Sheldon Adelson has been good to Newt Gingrich.
Sheldon Adelson REUTERS

Casino magnate Sheldon Adelson may have poured as much as $150 million into the 2012 election, according to a report in the Huffington Post.

The conservative Adelson played an outsize role in the election, with generous donations to candidates of his choice. A longtime Newt Gingrich backer, Adelson and his family helped sustain the former Speaker of the House’s campaign with more than $20 million to a pro-Gingrich Super PAC. After Gingrich bowed out, Adelson transferred his support to Mitt Romney, saying he was above all focused on denying President Obama a second term.

At the time, reports circulated that Adelson was prepared to lavish $100 million on that goal. But he may have exceeded even that titanic sum.
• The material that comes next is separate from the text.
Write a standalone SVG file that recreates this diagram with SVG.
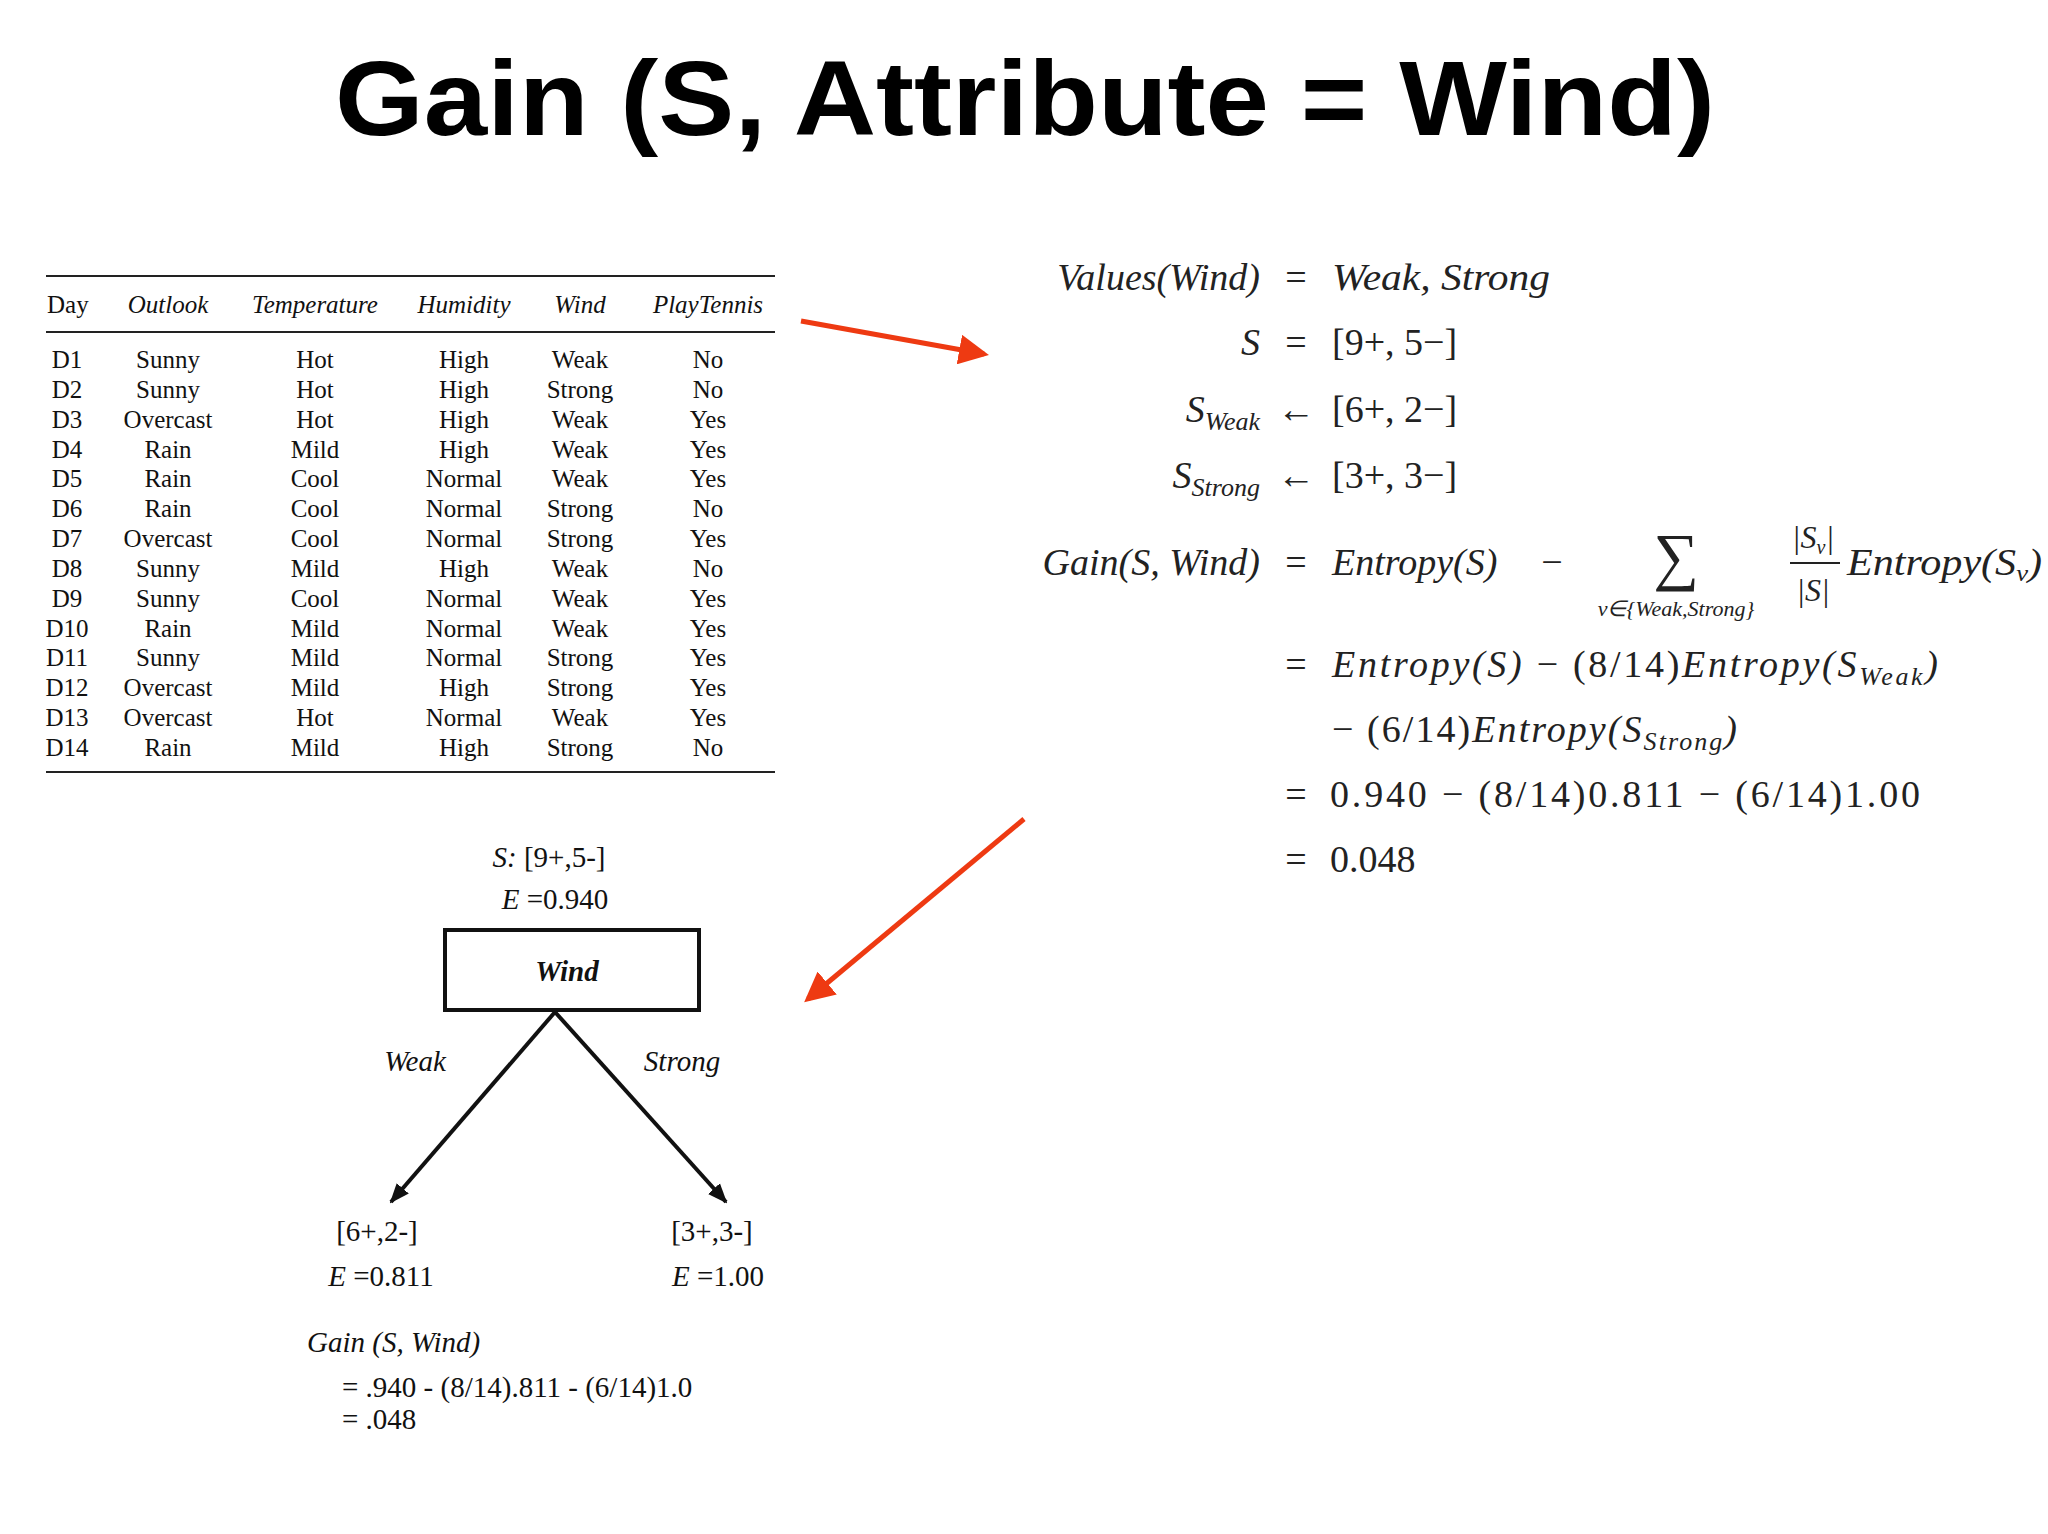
<svg xmlns="http://www.w3.org/2000/svg" width="2048" height="1534" viewBox="0 0 2048 1534">
<style>
.t{font-family:"Liberation Serif",serif;fill:#111}
.tb{font-size:25px;text-anchor:middle}
.th{font-size:25px;font-style:italic;text-anchor:middle}
.eq{font-family:"Liberation Serif",serif;font-size:38px;fill:#222}
.it{font-style:italic}
.tr{font-family:"Liberation Serif",serif;font-size:29px;fill:#111}
.red{stroke:#ee3a12;stroke-width:5;fill:none}
</style>
<defs>
<marker id="ra" markerWidth="6" markerHeight="6" refX="5" refY="3" orient="auto" markerUnits="strokeWidth"><path d="M0,0 L6,3 L0,6 z" fill="#ee3a12"/></marker>
<marker id="ba" markerWidth="5" markerHeight="5" refX="4.5" refY="2.5" orient="auto" markerUnits="strokeWidth"><path d="M0,0.5 L5,2.5 L0,4.5 z" fill="#111"/></marker>
</defs>
<rect width="2048" height="1534" fill="#fff"/>
<text x="1025" y="135" font-family="Liberation Sans,Arial,sans-serif" font-weight="bold" font-size="106" text-anchor="middle" textLength="1380" lengthAdjust="spacingAndGlyphs" fill="#000">Gain (S, Attribute = Wind)</text>

<g id="table">
<line x1="46" y1="276" x2="775" y2="276" stroke="#222" stroke-width="2"/>
<line x1="46" y1="332" x2="775" y2="332" stroke="#222" stroke-width="2"/>
<line x1="46" y1="772" x2="775" y2="772" stroke="#222" stroke-width="2"/>
<g class="t">
<text x="47" y="313" font-size="25">Day</text>
<text class="th" x="168" y="313">Outlook</text>
<text class="th" x="315" y="313">Temperature</text>
<text class="th" x="464" y="313">Humidity</text>
<text class="th" x="580" y="313">Wind</text>
<text class="th" x="708" y="313">PlayTennis</text>
</g>
<g class="t tb">
<text x="67" y="368">D1</text><text x="168" y="368">Sunny</text><text x="315" y="368">Hot</text><text x="464" y="368">High</text><text x="580" y="368">Weak</text><text x="708" y="368">No</text>
<text x="67" y="398">D2</text><text x="168" y="398">Sunny</text><text x="315" y="398">Hot</text><text x="464" y="398">High</text><text x="580" y="398">Strong</text><text x="708" y="398">No</text>
<text x="67" y="428">D3</text><text x="168" y="428">Overcast</text><text x="315" y="428">Hot</text><text x="464" y="428">High</text><text x="580" y="428">Weak</text><text x="708" y="428">Yes</text>
<text x="67" y="458">D4</text><text x="168" y="458">Rain</text><text x="315" y="458">Mild</text><text x="464" y="458">High</text><text x="580" y="458">Weak</text><text x="708" y="458">Yes</text>
<text x="67" y="487">D5</text><text x="168" y="487">Rain</text><text x="315" y="487">Cool</text><text x="464" y="487">Normal</text><text x="580" y="487">Weak</text><text x="708" y="487">Yes</text>
<text x="67" y="517">D6</text><text x="168" y="517">Rain</text><text x="315" y="517">Cool</text><text x="464" y="517">Normal</text><text x="580" y="517">Strong</text><text x="708" y="517">No</text>
<text x="67" y="547">D7</text><text x="168" y="547">Overcast</text><text x="315" y="547">Cool</text><text x="464" y="547">Normal</text><text x="580" y="547">Strong</text><text x="708" y="547">Yes</text>
<text x="67" y="577">D8</text><text x="168" y="577">Sunny</text><text x="315" y="577">Mild</text><text x="464" y="577">High</text><text x="580" y="577">Weak</text><text x="708" y="577">No</text>
<text x="67" y="607">D9</text><text x="168" y="607">Sunny</text><text x="315" y="607">Cool</text><text x="464" y="607">Normal</text><text x="580" y="607">Weak</text><text x="708" y="607">Yes</text>
<text x="67" y="637">D10</text><text x="168" y="637">Rain</text><text x="315" y="637">Mild</text><text x="464" y="637">Normal</text><text x="580" y="637">Weak</text><text x="708" y="637">Yes</text>
<text x="67" y="666">D11</text><text x="168" y="666">Sunny</text><text x="315" y="666">Mild</text><text x="464" y="666">Normal</text><text x="580" y="666">Strong</text><text x="708" y="666">Yes</text>
<text x="67" y="696">D12</text><text x="168" y="696">Overcast</text><text x="315" y="696">Mild</text><text x="464" y="696">High</text><text x="580" y="696">Strong</text><text x="708" y="696">Yes</text>
<text x="67" y="726">D13</text><text x="168" y="726">Overcast</text><text x="315" y="726">Hot</text><text x="464" y="726">Normal</text><text x="580" y="726">Weak</text><text x="708" y="726">Yes</text>
<text x="67" y="756">D14</text><text x="168" y="756">Rain</text><text x="315" y="756">Mild</text><text x="464" y="756">High</text><text x="580" y="756">Strong</text><text x="708" y="756">No</text>
</g>
</g>

<g id="equations" class="eq">
<text x="1260" y="290" text-anchor="end" class="it">Values(Wind)</text><text x="1296" y="290" text-anchor="middle">=</text><text x="1332" y="290" class="it" textLength="218" lengthAdjust="spacingAndGlyphs">Weak, Strong</text>
<text x="1260" y="355" text-anchor="end" class="it">S</text><text x="1296" y="355" text-anchor="middle">=</text><text x="1332" y="355">[9+, 5−]</text>
<text x="1260" y="422" text-anchor="end" class="it">S<tspan font-size="26" dy="8">Weak</tspan></text><text x="1296" y="422" text-anchor="middle">←</text><text x="1332" y="422">[6+, 2−]</text>
<text x="1260" y="488" text-anchor="end" class="it">S<tspan font-size="26" dy="8">Strong</tspan></text><text x="1296" y="488" text-anchor="middle">←</text><text x="1332" y="488">[3+, 3−]</text>
<text x="1260" y="575" text-anchor="end" class="it">Gain(S, Wind)</text><text x="1296" y="575" text-anchor="middle">=</text><text x="1332" y="575"><tspan class="it">Entropy(S)</tspan></text><text x="1552" y="575" text-anchor="middle">−</text>
<text x="1676" y="578" text-anchor="middle" font-size="64">∑</text>
<text x="1676" y="616" text-anchor="middle" font-size="22" class="it">v∈{Weak,Strong}</text>
<text x="1813" y="548" text-anchor="middle" font-size="32" class="it">|S<tspan font-size="20" dy="6">v</tspan><tspan dy="-6">|</tspan></text>
<line x1="1790" y1="563" x2="1840" y2="563" stroke="#222" stroke-width="2"/>
<text x="1813" y="601" text-anchor="middle" font-size="32" class="it">|S|</text>
<text x="1847" y="575" class="it" textLength="195" lengthAdjust="spacingAndGlyphs">Entropy(S<tspan font-size="24" dy="6">v</tspan><tspan dy="-6">)</tspan></text>
<text x="1296" y="677" text-anchor="middle">=</text><text x="1332" y="677" textLength="606" lengthAdjust="spacing"><tspan class="it">Entropy(S)</tspan>  −  (8/14)<tspan class="it">Entropy(S<tspan font-size="26" dy="8">Weak</tspan><tspan dy="-8">)</tspan></tspan></text>
<text x="1332" y="742" textLength="405" lengthAdjust="spacing">−  (6/14)<tspan class="it">Entropy(S<tspan font-size="26" dy="8">Strong</tspan><tspan dy="-8">)</tspan></tspan></text>
<text x="1296" y="807" text-anchor="middle">=</text><text x="1330" y="807" textLength="590" lengthAdjust="spacing">0.940  −  (8/14)0.811  −  (6/14)1.00</text>
<text x="1296" y="872" text-anchor="middle">=</text><text x="1330" y="872">0.048</text>
</g>

<g id="tree-root" class="tr">
<text x="549" y="867" text-anchor="middle"><tspan class="it">S:</tspan> [9+,5-]</text>
<text x="555" y="909" text-anchor="middle"><tspan class="it">E</tspan> =0.940</text>
<rect x="445" y="930" width="254" height="80" fill="none" stroke="#111" stroke-width="4"/>
<text x="567" y="981" text-anchor="middle" class="it" font-weight="bold">Wind</text>
</g>
<g id="tree-weak" class="tr">
<text x="377" y="1241" text-anchor="middle">[6+,2-]</text>
<text x="381" y="1286" text-anchor="middle"><tspan class="it">E</tspan> =0.811</text>
</g>
<g id="tree-strong" class="tr">
<text x="712" y="1241" text-anchor="middle">[3+,3-]</text>
<text x="718" y="1286" text-anchor="middle"><tspan class="it">E</tspan> =1.00</text>
</g>
<g id="gain-note" class="tr">
<text x="307" y="1352" class="it">Gain (S, Wind)</text>
<text x="342" y="1397">= .940 - (8/14).811 - (6/14)1.0</text>
<text x="342" y="1429">= .048</text>
</g>

<g id="connectors">
<line x1="555" y1="1012" x2="391" y2="1202" stroke="#111" stroke-width="4" marker-end="url(#ba)"/>
<line x1="555" y1="1012" x2="726" y2="1202" stroke="#111" stroke-width="4" marker-end="url(#ba)"/>
<text x="415" y="1071" text-anchor="middle" class="tr it">Weak</text>
<text x="682" y="1071" text-anchor="middle" class="tr it">Strong</text>
<line x1="801" y1="321" x2="984" y2="354" class="red" marker-end="url(#ra)"/>
<line x1="1024" y1="819" x2="808" y2="999" class="red" marker-end="url(#ra)"/>
</g>
</svg>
According to two anonymous Republican fundraisers, Adelson sent tens of millions to outside entities that were able to play a powerful role in the election thanks to a Supreme Court ruling that lifted limits on donations to third-party groups.

That includes between $30 million and $40 million to Crossroads GPS, a brainchild of GOP master strategist Karl Rove; at least $15 million to organizations tied to the billionaire industrialists Charles and David Koch, who have spent heavily to promote a limited government, low-tax philosophy; and millions more to the U.S. Chamber of Commerce and the Republican Jewish Coalition.

All of those groups are designated as nonprofits, which means they are overseen by the Internal Revenue Service and do not have to disclose their donors. That differs from Super PACs, third-party organizations that can accept infinite amounts of money but have to report their donors and are administered by the Federal Elections Commission (the Obama administration has criticized groups like Crossroads GPS getting the nonprofit label, saying they violate the rules by engaging in political activities).

In addition to his donations to conservative nonprofits, Adelson spent a reported $54 million on Super PACs.

An ardent Zionist, Adelson got intimate access to Romney when the Republican nominee paid a visit to Jerusalem. Adelson was seated next to Romney when a group of high-profile donors attended a breakfast at Jerusalem’s King David hotel, where Romney courted controversy by appearing to endorse the notion that Israel’s prosperous economy was attributable to cultural differences with the Palestinians.

Romney also endorsed the idea of moving the American embassy in Israel from Tel Aviv to Jerusalem, a move Adelson has advocated.